An Angry Print Buyer Files Suit Against Louis Vuitton and MOCA
In what may be a sign of the future of the art market, where exponential growth leads to class action lawsuits, it turns out that Halsey Minor wasn’t the first person to think of using a class-action suit to resolve an art deal dispute. Portfolio tells a breathless story about Clint Arthur (left, in a photo by Dave Lauridsen), an LA buyer of a Takashi Murakami print, who got a limited-edition work without a number:
The discrepancy was “a translation problem between Louis Vuitton and Takashi Murakami,” Arthur says a salesclerk told him. But when Arthur wrote Murakami asking that the proper numbers be added, he received an answer from the legal department of Louis Vuitton North America. If Arthur was dissatisfied with his purchase, the letter said, he could return the artwork and be refunded his money plus interest.
But Arthur wanted to keep the pieces and have them numbered. Surfing the internet, he discovered a California law stating that dealers who willfully provide certificates of authenticity that contain incorrect information are liable for damages that total three times the cost of the print. He filed a class-action lawsuit against Vuitton, arguing that the company intentionally tried to pass off faulty documentation. While he was at it, Arthur slapped MOCA with a suit charging that the museum breached the same statute by selling Murakami prints without certificates in its gift shop.

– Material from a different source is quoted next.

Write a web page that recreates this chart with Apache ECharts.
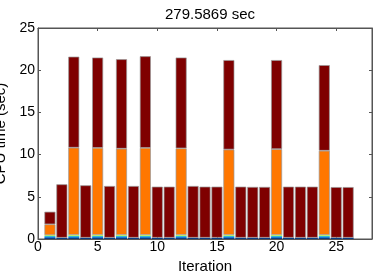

Some in the art business also raise the question of why Murakami, an experienced artist, wouldn’t number the prints. It’s not clear whether he left off the numbers by accident, whether he planned to make more of the prints and didn’t intend for Vuitton to sell them as numbered pieces, or if Vuitton produced the certificates without his knowledge. (Vuitton, like the salesclerk, says it was a translation issue. Murakami declined to comment.) [ . . . ] At the very least, it seems, the company figured out that something was wrong somewhere along the line. When the Murakami show and the Vuitton boutique moved to the Brooklyn Museum in April—before Arthur’s lawsuit was filed—the certificates of authenticity had been edited and the promise of a numbered print deleted. For the show’s October move to the Museum für Moderne Kunst in Frankfurt, there will be no Vuitton boutique at all.